There is a way to do this same compression by utilizing the raw probability distributions that the LLM produces as output. Fabrice Bellard has some experiments with doing this with transformers: https://bellard.org/nncp/

The idea is that if you can produce an accurate probably distribution over the next bit/byte/token, then you can compress things with an entropy compressor (huffman encoding, range encoding, asymmetric numeral systems, etc). This comment is too small of a space to explain fully how they work, but it suffices to say that pretty much every good compression algorithm models probability distributions in some way.

discuss

FooBarBizBazz|1 year ago

Exactly this. The way to do this is to use the LLM as the statistical model inside an arithmetic coder. You use its next-token probabilities to encode the next token. The KL divergence between the LLM's probabilities, and the empirical probabilities in the corpus that you actually compress, is the compression inefficiency.

saeranv|1 year ago

> The idea is that if you can produce an accurate probably distribution over the next bit/byte/token...

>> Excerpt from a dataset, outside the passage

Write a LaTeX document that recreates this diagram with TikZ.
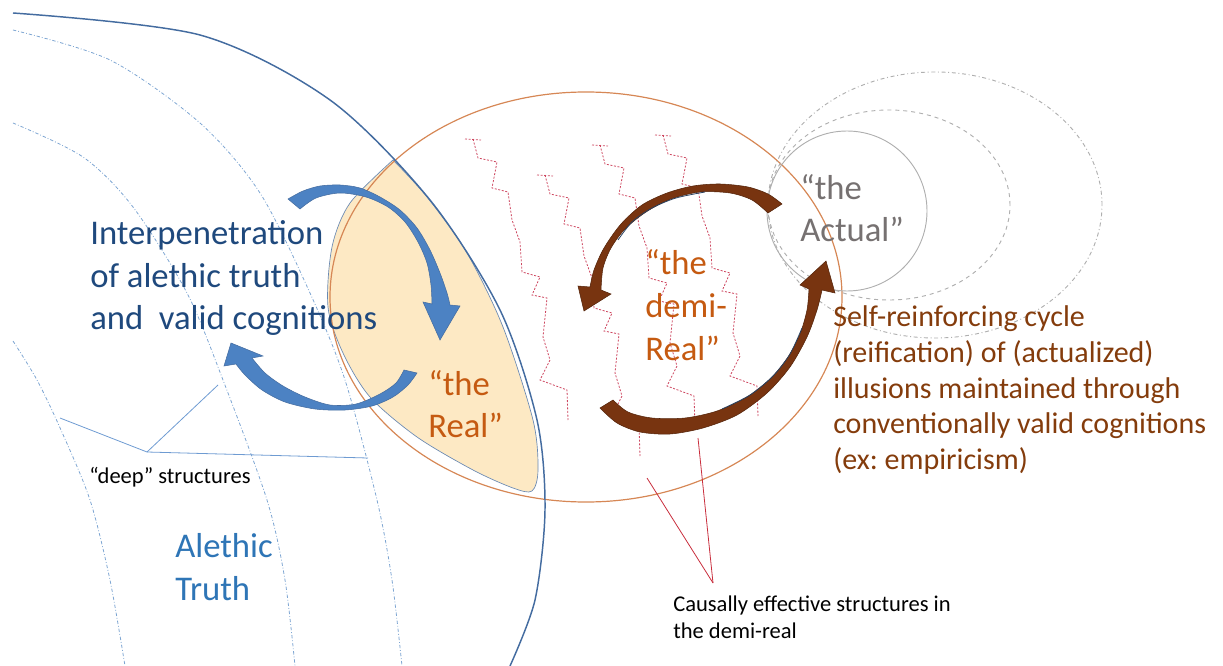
\documentclass[tikz,border=0pt]{standalone}
\usepackage{fontspec}
\setmainfont{Carlito}
\usepackage{tikz}
\usetikzlibrary{arrows}
\frenchspacing

\definecolor{circblue}{RGB}{68,108,160}
\definecolor{arcblue}{RGB}{125,165,210}
\definecolor{interpblue}{RGB}{31,73,125}
\definecolor{truthblue}{RGB}{46,117,182}
\definecolor{realorange}{RGB}{197,90,17}
\definecolor{demiring}{RGB}{214,135,85}
\definecolor{beige}{RGB}{253,233,196}
\definecolor{cyclebrown}{RGB}{132,60,12}
\definecolor{arrowbrown}{RGB}{120,52,16}
\definecolor{arrowblue}{RGB}{76,130,195}
\definecolor{actualgray}{RGB}{118,113,113}
\definecolor{ringgray}{RGB}{175,175,175}
\definecolor{causalred}{RGB}{205,70,95}
\definecolor{pointred}{RGB}{200,45,60}
\definecolor{pointblue}{RGB}{110,155,210}

\newcommand{\lblfont}{\fontsize{26}{32}\selectfont}
\newcommand{\cyclefont}{\fontsize{22.5}{26.8}\selectfont}
\newcommand{\notefont}{\fontsize{16.9}{20.3}\selectfont}

\begin{document}
\begin{tikzpicture}[x=0.75pt,y=-0.75pt,
  lbl/.style={anchor=west,align=left,inner sep=0pt},
  deeparc/.style={arcblue,line width=0.6pt,dash pattern=on 2.5pt off 1.5pt on 0.6pt off 1.5pt},
  ring/.style={ringgray,line width=0.7pt},
  causal/.style={causalred,line width=0.6pt,dash pattern=on 1.5pt off 1.2pt},
  pointer/.style={line width=0.6pt},
  bluearrow/.style={fill=arrowblue,draw=circblue,line width=0.4pt},
  brownarrow/.style={fill=arrowbrown,draw=arrowbrown!70!black,line width=0.4pt},
  sheen/.style={circblue!60!black,line width=0.6pt}]
\useasboundingbox (0,0) rectangle (1223,666);

   \draw[deeparc] plot[smooth] coordinates {(13,30) (110,60) (200,123) (260,193) (310,293) (345,380) (377,500) (392,580) (402,666)};
   \draw[deeparc] plot[smooth] coordinates {(13,123) (83,157) (133,207) (187,293) (223,380) (267,500) (285,580) (295,666)};
   \draw[deeparc] plot[smooth] coordinates {(13,341) (37,380) (61,430) (90,500) (110,580) (125,666)};

  \filldraw[fill=beige,draw=circblue!80,line width=0.5pt] plot[smooth] coordinates {(393,160) (350,203) (332,247) (328,307) (343,353) (370,397) (417,437) (473,470) (513,488) (532,491) (538,470) (533,420) (503,327) (467,253) (427,197) (393,160)} -- cycle;

  \draw[demiring,line width=0.9pt] (586,297) ellipse [x radius=192pt, y radius=153.75pt];
  \draw[circblue,line width=1.1pt] plot[smooth] coordinates {(13,13) (200,35) (330,100) (430,200) (500,310) (537,420) (545,510) (535,600) (510,666)};

	\draw[ring] (847,211) circle [radius=60pt];
	\draw[ring,dashed] (889,205) ellipse [x radius=90.75pt, y radius=71.25pt];
	\draw[ring,dash dot] (935,205) ellipse [x radius=125.25pt, y radius=99.75pt];

  \foreach \sx/\sy in {473/139,545/175,600/145,663/135}
    \draw[causal] (\sx-8,\sy) -- (\sx+8,\sy+1) (\sx,\sy) \foreach \dx/\dy in {5/19,19/4,-5/26,16/4,4/28,8/22,2/30,18/5,-8/18,15/3,-4/39,7/23,-10/20,27/10,1/30}{ -- ++(\dx,\dy)};

  \filldraw[bluearrow] plot[smooth] coordinates {(288,199) (303,191) (320,186) (340,185) (360,188) (380,197) (400,210) (417,228) (430,250) (440,273) (447,293) (450,305)}
      -- (460,306) -- (440,340) -- (423,302) -- (432,304)
      -- plot[smooth] coordinates {(432,304) (431,285) (427,263) (418,242) (405,222) (388,207) (366,197) (340,193) (316,198) (300,209)} -- cycle;
  \filldraw[bluearrow] plot[smooth] coordinates {(417,373) (408,385) (393,397) (372,406) (345,410) (315,409) (285,402) (262,390) (245,375) (236,364)}
      -- (224,366) -- (231,343) -- (263,356) -- (252,358)
      -- plot[smooth] coordinates {(252,358) (265,373) (283,386) (305,397) (330,405) (356,404) (380,394) (396,383) (404,370)} -- cycle;

  \filldraw[brownarrow] plot[smooth] coordinates {(782,204) (768,194) (748,187) (720,184) (693,186) (667,193) (642,205) (621,224) (604,248) (594,270) (590,287)}
      -- (578,286) -- (584,311) -- (611,294) -- (601,290)
      -- plot[smooth] coordinates {(601,290) (603,268) (611,248) (625,229) (646,212) (671,199) (700,192) (730,193) (752,200) (768,213)} -- cycle;
  \filldraw[brownarrow] plot[smooth] coordinates {(600,408) (617,423) (640,432) (670,434) (703,428) (737,415) (767,393) (790,367) (807,337) (817,310) (822,290)}
      -- (835,293) -- (826,261) -- (800,285) -- (809,289)
      -- plot[smooth] coordinates {(809,289) (807,310) (800,334) (788,357) (771,378) (747,397) (717,411) (685,418) (652,418) (628,412) (613,400)} -- cycle;
  \draw[sheen] plot[smooth] coordinates {(618,240) (632,222) (652,208) (676,198) (705,192)};
  \draw[sheen] plot[smooth] coordinates {(802,328) (790,354) (773,376) (750,395) (722,409)};

   \draw (90,278) node[lbl,text=interpblue,font=\lblfont] (interp) {Interpenetration\\of alethic truth\\and\ \ valid cognitions};
   \draw (428,404) node[lbl,text=realorange,font=\lblfont] (real) {“the\\Real”};
   \draw (645,305) node[lbl,text=realorange,font=\lblfont] (demireal) {“the\\demi-\\Real”};
   \draw (800,208) node[lbl,text=actualgray,font=\lblfont] (actual) {“the\\Actual”};
   \draw (833,390) node[lbl,text=cyclebrown,font=\cyclefont] (cycle) {Self-reinforcing cycle\\(reification) of (actualized)\\illusions maintained through\\conventionally valid cognitions\\(ex: empiricism)};
   \draw (175,567) node[lbl,text=truthblue,font=\lblfont] (alethic) {Alethic\\Truth};
   \draw (89,477) node[lbl,font=\notefont] (deep) {“deep” structures};
   \draw (673,617) node[lbl,font=\notefont] (causally) {Causally effective structures in\\the demi-real};

  \coordinate (deephub) at (147,452);
  \coordinate (deepa) at (60,418);
  \coordinate (deepb) at (218,385);
  \coordinate (deepc) at (368,458);
  \coordinate (causalhub) at (713,583);
  \coordinate (causala) at (647,478);
  \coordinate (causalb) at (698,438);

     \path[pointer,color=pointblue] (deephub) edge (deepa);
     \path[pointer,color=pointblue] (deephub) edge (deepb);
     \path[pointer,color=pointblue] (deephub) edge (deepc);
     \path[pointer,color=pointred] (causalhub) edge (causala);
     \path[pointer,color=pointred] (causalhub) edge (causalb);

\end{tikzpicture}
\end{document}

But how can you get credible probability distributions from the LLMs? My understanding is that the outputs specifically can't be interpreted as a probability distribution, even though superficially they resemble a PMF, due to the way the softmax function tends to predict close to 100% for the predicted token. You can still get an ordered list of most probable tokens (which I think beam search exploits), but they specifically aren't good representations of the output probability distribution since they don't model the variance well.

blackle|1 year ago

My understanding is that minimizing perplexity (what LLMs are generally optimized for) is equivalent to finding a good probably distribution over the next token.